Colchester infirmary caught in the "Tudor Web"

The church of St Helen and the Holy Cross. This artist's impression places it in the position it held in Crouch Street, Colchester.

I received two items posted through my letterbox this week which relate to our project "caught in a Tudor Web". These included some notes and puzzles on the Reformation from a new ten-year-old member of the club. She had studied the reformation and provided additional information on the religious houses in Colchester, which were closed and demolished in the Tudor period.

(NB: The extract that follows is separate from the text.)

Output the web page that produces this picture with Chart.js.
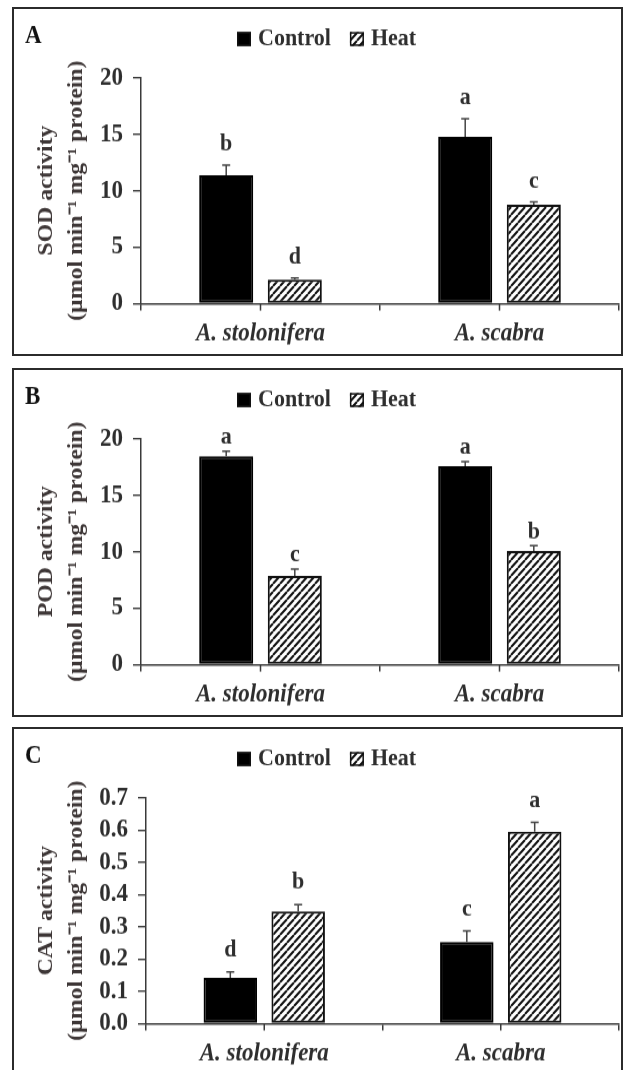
<!DOCTYPE html>
<html>
<head>
<meta charset="utf-8">
<script src="https://cdn.jsdelivr.net/npm/chart.js@4.4.1/dist/chart.umd.min.js"></script>
<style>
  body { margin: 0; background: #fff; width: 623px; height: 1070px; overflow: hidden; position: relative; }
  .panel { position: absolute; left: 12px; width: 607px; height: 345px; border: 2px solid #2b2b2b; background: #fff; }
  .panel canvas { display: block; }
</style>
</head>
<body>
<!-- the source figure is stretched vertically, so each canvas is drawn shorter and scaled up by CSS -->
<div class="panel" style="top:7px"><canvas id="sodChart" width="607" height="305" style="width:607px;height:345px"></canvas></div>
<div class="panel" style="top:368px"><canvas id="podChart" width="607" height="305" style="width:607px;height:345px"></canvas></div>
<div class="panel" style="top:727px"><canvas id="catChart" width="607" height="305" style="width:607px;height:345px"></canvas></div>
<script>
// categories and series
const species = ['A. stolonifera', 'A. scabra'];
const seriesNames = ['Control', 'Heat'];

// A - SOD
const sodControl = [11.36, 14.76];
const sodControlErr = [0.9, 1.6];
const sodHeat = [2.13, 8.76];
const sodHeatErr = [0.13, 0.25];
const sodControlLetters = ['b', 'a'];
const sodHeatLetters = ['d', 'c'];
const sodTicks = ['0', '5', '10', '15', '20'];

// B - POD
const podControl = [18.44, 17.56];
const podControlErr = [0.45, 0.42];
const podHeat = [7.85, 10.06];
const podHeatErr = [0.6, 0.47];
const podControlLetters = ['a', 'a'];
const podHeatLetters = ['c', 'b'];
const podTicks = ['0', '5', '10', '15', '20'];

// C - CAT
const catControl = [0.142, 0.253];
const catControlErr = [0.018, 0.034];
const catHeat = [0.348, 0.595];
const catHeatErr = [0.021, 0.029];
const catControlLetters = ['d', 'c'];
const catHeatLetters = ['b', 'a'];
const catTicks = ['0.0', '0.1', '0.2', '0.3', '0.4', '0.5', '0.6', '0.7'];

const TEXT = '#2e2e2e';
const AXIS = '#3a3a3a';
const FONT = '"Liberation Serif", "Times New Roman", serif';
const SY = 345 / 305; // vertical stretch of the canvas

Chart.defaults.font.family = FONT;
Chart.defaults.color = TEXT;

// diagonal hatch for the Heat bars
function makeHatch() {
    const w = 7, h = 7;
    const c = document.createElement('canvas');
    c.width = w; c.height = h;
    const g = c.getContext('2d');
    g.fillStyle = '#fff';
    g.fillRect(0, 0, w, h);
    g.strokeStyle = '#111';
    g.lineWidth = 2;
    g.beginPath();
    for (let k = -1; k <= 1; k++) {
        g.moveTo(k * w, h);
        g.lineTo(k * w + w, 0);
    }
    g.stroke();
    return g.createPattern(c, 'repeat');
}
const hatch = makeHatch();

// error bars, letters, centre ticks, legend and panel letter
const decorPlugin = {
    id: 'decor',
    afterDatasetsDraw(chart, args, opts) {
        const ctx = chart.ctx;
        const x = chart.scales.x, y = chart.scales.y;
        ctx.save();
        ctx.strokeStyle = AXIS;
        ctx.lineWidth = 1.5;
        species.forEach((s, i) => {
            const px = x.getPixelForValue(i);
            ctx.beginPath();
            ctx.moveTo(px, y.bottom);
            ctx.lineTo(px, y.bottom + 7 / SY);
            ctx.stroke();
        });

        ctx.font = 'bold 22px ' + FONT;
        ctx.textAlign = 'center';
        ctx.textBaseline = 'middle';
        chart.data.datasets.forEach((ds, di) => {
            const meta = chart.getDatasetMeta(di);
            meta.data.forEach((bar, i) => {
                const top = y.getPixelForValue(ds.data[i] + ds.errors[i]);
                const base = y.getPixelForValue(ds.data[i]);
                ctx.strokeStyle = '#444';
                ctx.lineWidth = 1.5;
                ctx.beginPath();
                ctx.moveTo(bar.x, base);
                ctx.lineTo(bar.x, top);
                ctx.moveTo(bar.x - 4, top);
                ctx.lineTo(bar.x + 4, top);
                ctx.stroke();
                ctx.fillStyle = TEXT;
                ctx.fillText(ds.letters[i], bar.x, top - opts.letterGap / SY);
            });
        });
        ctx.restore();
    },
    afterDraw(chart, args, opts) {
        const ctx = chart.ctx;
        ctx.save();
        ctx.textBaseline = 'middle';
        ctx.textAlign = 'left';
        ctx.fillStyle = '#111';
        ctx.font = 'bold 23px ' + FONT;
        ctx.fillText(opts.panel, 11, 27 / SY);

        ctx.font = 'bold 22px ' + FONT;
        let cx = opts.legendX;
        const ly = 30 / SY;
        const bh = 14 / SY;
        chart.data.datasets.forEach(ds => {
            ctx.fillStyle = ds.backgroundColor;
            ctx.fillRect(cx, ly - bh / 2, 14, bh);
            ctx.strokeStyle = '#111';
            ctx.lineWidth = 1.5;
            ctx.strokeRect(cx + 0.75, ly - bh / 2 + 0.75, 12.5, bh - 1.5);
            ctx.fillStyle = TEXT;
            ctx.fillText(ds.label, cx + 21, ly);
            cx += 21 + ctx.measureText(ds.label).width + 19;
        });
        ctx.restore();
    }
};

function makePanel(id, p) {
    return new Chart(document.getElementById(id), {
        type: 'bar',
        data: {
            labels: species,
            datasets: [
                {
                    label: seriesNames[0],
                    data: p.control,
                    errors: p.controlErr,
                    letters: p.controlLetters,
                    backgroundColor: '#000',
                    borderColor: '#000',
                    borderWidth: 2,
                    borderSkipped: false
                },
                {
                    label: seriesNames[1],
                    data: p.heat,
                    errors: p.heatErr,
                    letters: p.heatLetters,
                    backgroundColor: hatch,
                    borderColor: '#111',
                    borderWidth: 2,
                    borderSkipped: false
                }
            ]
        },
        options: {
            responsive: false,
            animation: false,
            devicePixelRatio: 1,
            categoryPercentage: 0.574,
            barPercentage: 0.788,
            layout: { padding: { left: 17, right: 2, top: 68.7 / SY, bottom: 8.6 } },
            plugins: {
                legend: { display: false },
                tooltip: { enabled: false },
                decor: { panel: p.panel, legendX: 223, letterGap: p.letterGap }
            },
            scales: {
                x: {
                    offset: true,
                    grid: { offset: true, drawOnChartArea: false, drawTicks: true, tickLength: 7 / SY, color: AXIS, lineWidth: 1.5 },
                    border: { color: AXIS, width: 1.4 },
                    ticks: { padding: 6.4, maxRotation: 0, color: TEXT, font: { size: 23, weight: 'bold', style: 'italic' } },
                    afterFit: s => { s.height = 36; }
                },
                y: {
                    min: 0,
                    max: p.max,
                    ticks: {
                        stepSize: p.step,
                        autoSkip: false,
                        padding: 10,
                        color: TEXT,
                        font: { size: 23, weight: 'bold' },
                        callback: (v, i) => p.ticks[i]
                    },
                    grid: { drawOnChartArea: false, drawTicks: true, tickLength: 8, color: AXIS, lineWidth: 1.4 },
                    border: { color: AXIS, width: 1.5 },
                    title: {
                        display: true,
                        text: p.title,
                        color: '#3d3636',
                        padding: { top: 0, bottom: 0 },
                        font: { size: 21, weight: 'bold', lineHeight: 1.45 }
                    },
                    afterFit: s => { s.width = p.yWidth; }
                }
            }
        },
        plugins: [decorPlugin]
    });
}

makePanel('sodChart', {
    panel: 'A', control: sodControl, controlErr: sodControlErr, heat: sodHeat, heatErr: sodHeatErr,
    controlLetters: sodControlLetters, heatLetters: sodHeatLetters, ticks: sodTicks,
    max: 20, step: 5, yWidth: 110, letterGap: 21,
    title: ['SOD activity', '(\u00b5mol min\u207b\u00b9 mg\u207b\u00b9 protein)']
});
makePanel('podChart', {
    panel: 'B', control: podControl, controlErr: podControlErr, heat: podHeat, heatErr: podHeatErr,
    controlLetters: podControlLetters, heatLetters: podHeatLetters, ticks: podTicks,
    max: 20, step: 5, yWidth: 110, letterGap: 14,
    title: ['POD activity', '(\u00b5mol min\u207b\u00b9 mg\u207b\u00b9 protein)']
});
makePanel('catChart', {
    panel: 'C', control: catControl, controlErr: catControlErr, heat: catHeat, heatErr: catHeatErr,
    controlLetters: catControlLetters, heatLetters: catHeatLetters, ticks: catTicks,
    max: 0.7, step: 0.1, yWidth: 115, letterGap: 22,
    title: ['CAT activity', '(\u00b5mol min\u207b\u00b9 mg\u207b\u00b9 protein)']
});
</script>
</body>
</html>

She writes:-
"Crutched Friars or The Hospital of the Holy Cross and St Helen, was founded before 1230 by William de Lanvelli, became a secular hospital or free chapel. Dissolved 1538.
  Greyfriars, founded before 1237 by Robert, Lord Fitzwalter, dissolved 1538."
  Articles in copies of "The Colchester Archaeologist" confirm the Hospital of the Holy Cross and St Helen, was indeed founded to support the poor and the sick. Those services were lost when it was arbitrarily closed in the reign of Henry Vlll. The only hospital which remained open in the Tudor period was Mary Magdalen, but this was specifically a leper hospital.  
 My handbook from English Heritage arrived the same day. In the listings for the East of England are St Botolph's Priory and St John's Abbey Gateway, with pictures of both attractions. Both are near Colchester Town railway station. 

Comments

  1. Since writing this, I have taken a group to view St Botolph's Priory. As we approached the west front from Priory Street, there were three visitors taking photographs, one with a camera and two with mobile phones.